Isso é bom de uma democracia. Durante décadas tivemos um movimento na política que tentava enfrentar governos autoritários. Portanto eram todos, muitos diferentes, com uma causa única: mudar o totalitarismo. A medida que nós não temos o autoritarismo há mais de 30 anos, no campo da ação política, essas nitidezes da diferenças vêm à tona. Ainda bem. Eu não sou, de maneira nenhuma, avesso a quem pensa diferente, seja alguém contrário à discussão política na escola, ou às relações homoafetivas, ou à qualquer tipo de interrupção da gestação... que eles tragam a sua voz! Isso é necessário. O que não pode é ser tolo. Quando dos debates mais recentes, em relação a saída da presidente Dilma, era muito comum as pessoas dizerem: “Ah, eu perdi muitos amigos porque a gente começou a discutir”. E uma vez me perguntaram: “O senhor perdeu amigos?”, e eu falei “não, porque não tenho nenhum amigo tonto”. Eu tenho muitos amigos que pensam diferente de mim, mas nenhum de nós rompeu. Só tonto faz isso por causa de uma discussão politica.
O senhor pode falar um pouco sobre o conceito do seu livro, “Qual É a Tua Obra?”
Ele coloca que a vida tem que ser resultado de uma obra, de um propósito. E não apenas de uma ação automática, robótica e alienada.
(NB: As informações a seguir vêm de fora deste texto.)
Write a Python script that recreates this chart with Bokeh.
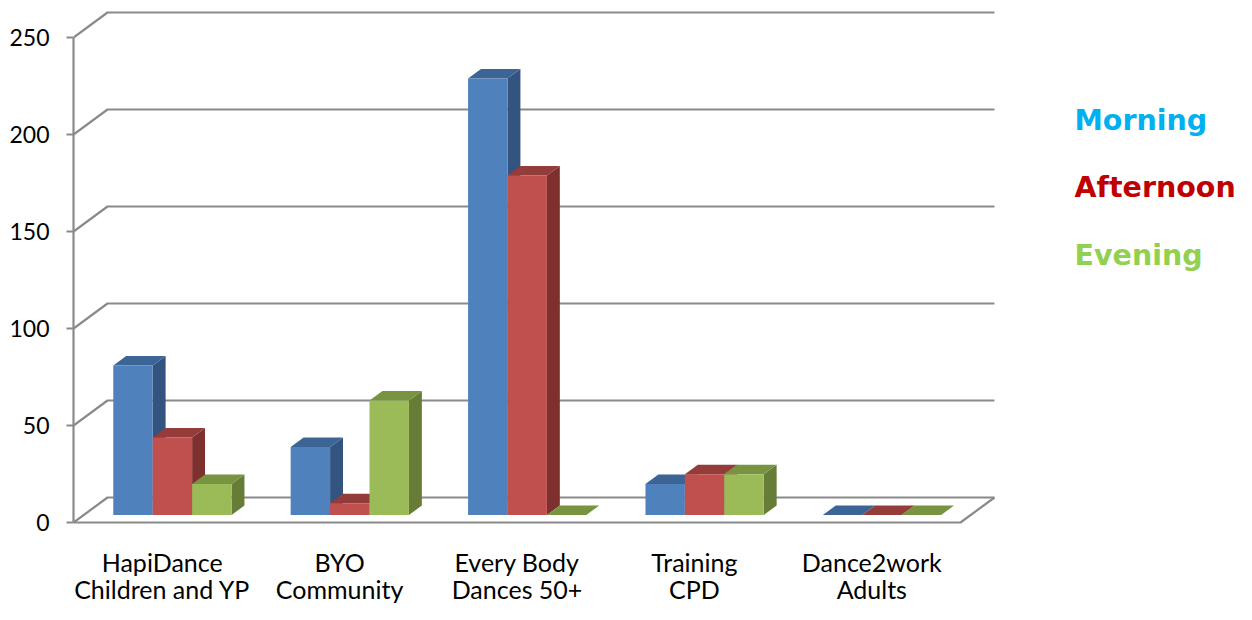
from bokeh.plotting import figure
from bokeh.models import Range1d, FixedTicker, ColumnDataSource
from bokeh.core.properties import value
from bokeh.embed import file_html
from bokeh.resources import INLINE

# ---------------- data ----------------
cat_line1 = ["HapiDance", "BYO", "Every Body", "Training", "Dance2work"]
cat_line2 = ["Children and YP", "Community", "Dances 50+", "CPD", "Adults"]
series_names = ["Morning", "Afternoon", "Evening"]
morning = [77, 35, 225, 16, 0]
afternoon = [40, 6, 175, 21, 0]
evening = [16, 59, 0, 21, 0]
y_ticks = [0, 50, 100, 150, 200, 250]

# ---------------- styles ----------------
front_colors = ["#4F81BD", "#C0504D", "#9BBB59"]
top_colors = ["#3C6494", "#943C3A", "#789440"]
side_colors = ["#345480", "#7D302E", "#667C37"]
legend_colors = ["#00B0F0", "#C00000", "#92D050"]
GRID = "#8A8A8A"

# ---------------- layout (pixels) ----------------
W, H = 1236, 604
PAD_LEFT = 73          # frame left edge in plot px
ZERO_PX = 522          # plot px of value 0 on the front plane
PX_PER_UNIT = 1.94
CAT_PX = 177.4
DEPTH_PX = (34, 25)
F0, F1 = 0.3, 0.68     # bar front/back as fraction of floor depth

x_end = (W - PAD_LEFT) / CAT_PX
y_end = ZERO_PX / PX_PER_UNIT
y_start = -(H - ZERO_PX) / PX_PER_UNIT
DX = DEPTH_PX[0] / CAT_PX
DY = DEPTH_PX[1] / PX_PER_UNIT


def px_x(px):
    return (px - PAD_LEFT) / CAT_PX


def px_y(py):
    return (ZERO_PX - py) / PX_PER_UNIT


p = figure(width=W, height=H, x_range=Range1d(0, x_end), y_range=Range1d(y_start, y_end),
           output_backend="svg", toolbar_location=None, x_axis_location=None,
           min_border_left=PAD_LEFT, min_border_right=0, min_border_top=0, min_border_bottom=0)
p.outline_line_color = None
p.grid.visible = False
p.background_fill_color = "white"

N = len(cat_line1)

# ---------------- walls / gridlines ----------------
gx, gy = [], []
for v in y_ticks:
    gx.append([0, DX, N + DX])
    gy.append([v, v + DY, v + DY])
gx.append([0, N, N + DX])
gy.append([0, 0, DY])
p.multi_line(gx, gy, line_color=GRID, line_width=2.2)

# ---------------- bars ----------------
series = [morning, afternoon, evening]
ns = len(series)
bw = 1.0 / (ns + 1.5)
xs, ys, cs = [], [], []
for i in range(N):
    for j in range(ns):
        v = series[j][i]
        xl = i + 0.75 * bw + j * bw
        xr = xl + bw
        a0, a1 = F0 * DX, F1 * DX
        b0, b1 = F0 * DY, F1 * DY
        if v > 0:
            xs.append([xr + a0, xr + a1, xr + a1, xr + a0])
            ys.append([b0, b1, v + b1, v + b0])
            cs.append(side_colors[j])
        xs.append([xl + a0, xr + a0, xr + a1, xl + a1])
        ys.append([v + b0, v + b0, v + b1, v + b1])
        cs.append(top_colors[j])
        if v > 0:
            xs.append([xl + a0, xr + a0, xr + a0, xl + a0])
            ys.append([b0, b0, v + b0, v + b0])
            cs.append(front_colors[j])
p.patches(source=ColumnDataSource(dict(xs=xs, ys=ys, c=cs)), xs="xs", ys="ys",
          fill_color="c", line_color=None)

# ---------------- y axis ----------------
ax = p.yaxis[0]
ax.ticker = FixedTicker(ticks=y_ticks)
ax.bounds = (y_ticks[0], y_ticks[-1])
ax.axis_line_color = GRID
ax.axis_line_width = 2.2
ax.major_tick_line_color = GRID
ax.major_tick_line_width = 2.2
ax.major_tick_out = 7
ax.major_tick_in = 0
ax.minor_tick_line_color = None
ax.major_label_standoff = 17
ax.major_label_text_font = "Lato"
ax.major_label_text_font_size = "23px"
ax.major_label_text_color = "black"

# ---------------- category labels ----------------
cx = [i + 0.5 for i in range(N)]
p.text(x=cx, y=[px_y(561)] * N, text=cat_line1, text_align="center",
       text_baseline="middle", text_font=value("Lato"), text_font_size="25px",
       text_color="black")
p.text(x=cx, y=[px_y(588)] * N, text=cat_line2, text_align="center",
       text_baseline="middle", text_font=value("Lato"), text_font_size="25px",
       text_color="black")

# ---------------- legend ----------------
p.text(x=[px_x(1074)] * ns, y=[px_y(120), px_y(187), px_y(255)], text=series_names,
       text_color=legend_colors, text_align="left", text_baseline="middle",
       text_font=value("DejaVu Sans"), text_font_style="bold", text_font_size="28.5px")

open("out.html", "w").write(file_html(p, INLINE))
É necessário visar que a vida tem um propósito, que é a elevação do indivíduo e da comunidade. Isto é, uma atividade que seria fraterna, altruísta, mas que ao mesmo tempo construa uma carreira que esteja a serviço de si mesmo e da vida em geral. Portanto, não entender que a vida é apenas um momento de passagem vazia e inútil. Ao contrário. A gente sabe que ela é passageira, mas não é porque é passageira que precisa ser banal, fútil.
Muita gente que faz o que faz sem pensar no porque está fazendo. Age mecanicamente, auxiliando-se um pouco naquilo que Charles Chaplin representou no filme “Tempos Modernos”, no qual o indivíduo se integra à maquina. Tanto que na cena clássica, em que ele cai na máquina e gira por dentro dela, o espantoso é que ele sai vivo do outro lado. E ele sai vivo porque ele é parte da máquina. Ele é também a máquina. Nesse sentido, a ideia é de não viver algo que seja robótico e alienado.